Dr Richard SteeleFor then, Dr Richard Steel says, doctors probably killed more patients than they successfully treated.

Dr Steele is a clinical immunologist in Wellington and says modern medicine bases itself on clinical trials and high quality evidence.

Doctors and medical researchers grade the quality of evidence according to how rigorously they gathered it, ranging from level 1: high quality randomised trials across many studies down to 5: expert opinion.

Treatment for scleroderma is based on this evidence.

Scleroderma’s problem is that it’s relatively rare so it’s difficult to recruit enough people for an authoritative trial. Scleroderma also manifests itself in so many different ways, Dr Steele says, so how do you know that treatments will work for all sufferers equally?

He says doctors have only a moderate understanding of the treatment because the disease attacks in so many different ways and can start slowly and lessen equally slowly. It’s difficult in a trial to measure the efficacy of a treatment. But through it all, the evidence-based approach is paramount.

Trials for treatment are more and more becoming multi-national so there are greater numbers of patients to test. However, a cure is a long way off, he says, because of the slow progress to understand it coupled with its rarity.

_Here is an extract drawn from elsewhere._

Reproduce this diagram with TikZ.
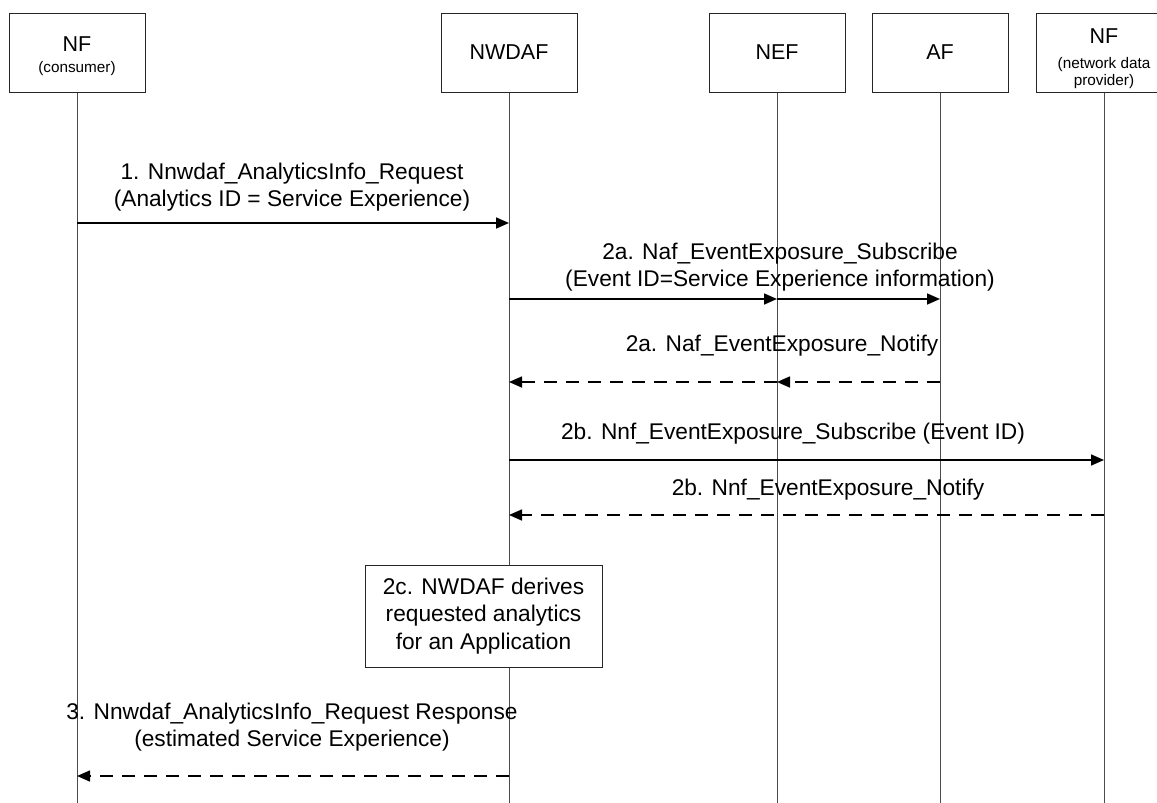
\documentclass[tikz,border=0pt]{standalone}
\usepackage{fontspec}
\setmainfont{Liberation Sans}
\usetikzlibrary{arrows.meta}
\begin{document}
\begin{tikzpicture}[x=1pt,y=-1pt,
  entity/.style={draw=black!85,line width=1pt,minimum width=136pt,minimum height=79pt,inner sep=0pt,align=center,fill=white},
  life/.style={draw=black!70,line width=1pt},
  msg/.style={draw=black,line width=1.6pt,-{Triangle[length=13pt,width=11pt]}},
  ret/.style={msg,dash pattern=on 13pt off 9pt},
  lbl/.style={font=\fontsize{22.7}{27.5}\selectfont,align=center,inner sep=0pt},
  procbox/.style={draw=black!85,line width=1pt,fill=white,minimum width=237pt,minimum height=102pt,inner sep=0pt,align=center,font=\fontsize{22.7}{27.5}\selectfont},
  bigtxt/.style={font=\fontsize{21.5}{24}\selectfont,inner sep=0pt},
  smalltxt/.style={font=\fontsize{15.3}{17}\selectfont,inner sep=0pt,align=center},
]
\clip (0,0) rectangle (1157,803);
\fill[white] (0,0) rectangle (1157,803);
\coordinate (bot) at (0,803);
% entities
\node[entity] (nfc) at (77,52.5) {};
\node[bigtxt] (nfc-t) at (nfc |- 0,44) {NF};
\node[smalltxt] (nfc-s) at (nfc |- 0,69) {(consumer)};
\node[entity] (nwdaf) at (509,52.5) {\fontsize{21.5}{24}\selectfont NWDAF};
\node[entity] (nef) at (777,52.5) {\fontsize{21.5}{24}\selectfont NEF};
\node[entity] (af) at (940,52.5) {\fontsize{21.5}{24}\selectfont AF};
\node[entity] (nfp) at (1104,52.5) {};
\node[bigtxt] (nfp-t) at (nfp |- 0,36) {NF};
\node[smalltxt] (nfp-s) at (nfp |- 0,73.5) {(network data\\provider)};
% lifelines
\draw[life] (nfc.south) -- (nfc.south |- bot);
\draw[life] (nwdaf.south) -- (nwdaf.south |- bot);
\draw[life] (nef.south) -- (nef.south |- bot);
\draw[life] (af.south) -- (af.south |- bot);
\draw[life] (nfp.south) -- (nfp.south |- bot);
% message rows
\coordinate (m1) at (0,223);
\coordinate (m2) at (0,299);
\coordinate (m3) at (0,382);
\coordinate (m4) at (0,460);
\coordinate (m5) at (0,515);
\coordinate (m6) at (0,776);
% 1
\node[lbl] (l1) at (292,187) {1. Nnwdaf\_AnalyticsInfo\_Request\\(Analytics ID = Service Experience)};
\draw[msg] (nfc |- m1) -- (nwdaf |- m1);
% 2a subscribe
\node[lbl] (l2) at (780,267) {2a. Naf\_EventExposure\_Subscribe\\(Event ID=Service Experience information)};
\draw[msg] (nwdaf |- m2) -- (nef |- m2);
\draw[msg] (nef |- m2) -- (af |- m2);
% 2a notify
\node[lbl] (l3) at (782,346) {2a. Naf\_EventExposure\_Notify};
\draw[ret] (af |- m3) -- (nef |- m3);
\draw[ret] (nef |- m3) -- (nwdaf |- m3);
% 2b subscribe
\node[lbl] (l4) at (793,434) {2b. Nnf\_EventExposure\_Subscribe (Event ID)};
\draw[msg] (nwdaf |- m4) -- (nfp |- m4);
% 2b notify
\node[lbl] (l5) at (828,490) {2b. Nnf\_EventExposure\_Notify};
\draw[ret] (nfp |- m5) -- (nwdaf |- m5);
% 2c
\node[procbox] (p2c) at (483.5,616) {2c. NWDAF derives\\requested analytics\\for an Application};
% 3
\node[lbl] (l6) at (292,727) {3. Nnwdaf\_AnalyticsInfo\_Request Response\\(estimated Service Experience)};
\draw[ret] (nwdaf |- m6) -- (nfc |- m6);
\end{tikzpicture}
\end{document}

Treatment day-to-day for patients with scleroderma starts with doctors evaluating the possible symptoms:

  • Raynaud’s.
  • skin sores,
  • organ involvement,
  • overlap with other auto-immune diseases and
  • a hunt for the tell-tale auto anti-body profile associated with some sub-groups of systemic sclerosis.

Because scleroderma varies in its effects so much, doctors tailor their treatment to the individual.

It begins with an inflammatory period, which lasts for several years and after that Dr Steele says it becomes more difficult to treat. So he says doctors focus of early treatments on the inflammatory part of the condition.

“If we can treat that aggressively and effectively then maybe we get less of the fibrosis and the other more permanent problems associated with systemic sclerosis,” he says. Early treatment often depends on the GP recognising what their patient has and referring them to a specialist or the patient being assertive enough to have the possibility of scleroderma examined.

Dr Steele ran through the various ways that scleroderma manifests itself and the types of drugs and treatments brought to bear against it. He explained cases in which a range of immunosuppressives are used to treat the disease from its outset and as it progresses.

He covered Raynaud’s, which he says is not just about hands and feet but about core body temperature. A life in the tropics should fix the temperature but that’s not possible so patients should always dress warmly, never smoke and try to avoid stress.

As if to illustrate the variety of ways in which scleroderma attacks the body, Dr Steele ranged over potential effects on the heart, lungs, kidneys and even erectile dysfunction. He canvassed the treatment, types of drugs and severity with which it can affect a patient.

We may not live with the seat-of-the-pants medicine of 200 years ago but the breadth and scope of scleroderma is still a big challenge for modern medicine. A cure eludes it but Dr Steele says significant progress has been made with a greater variety of treatments and better scientific evidence to guide us.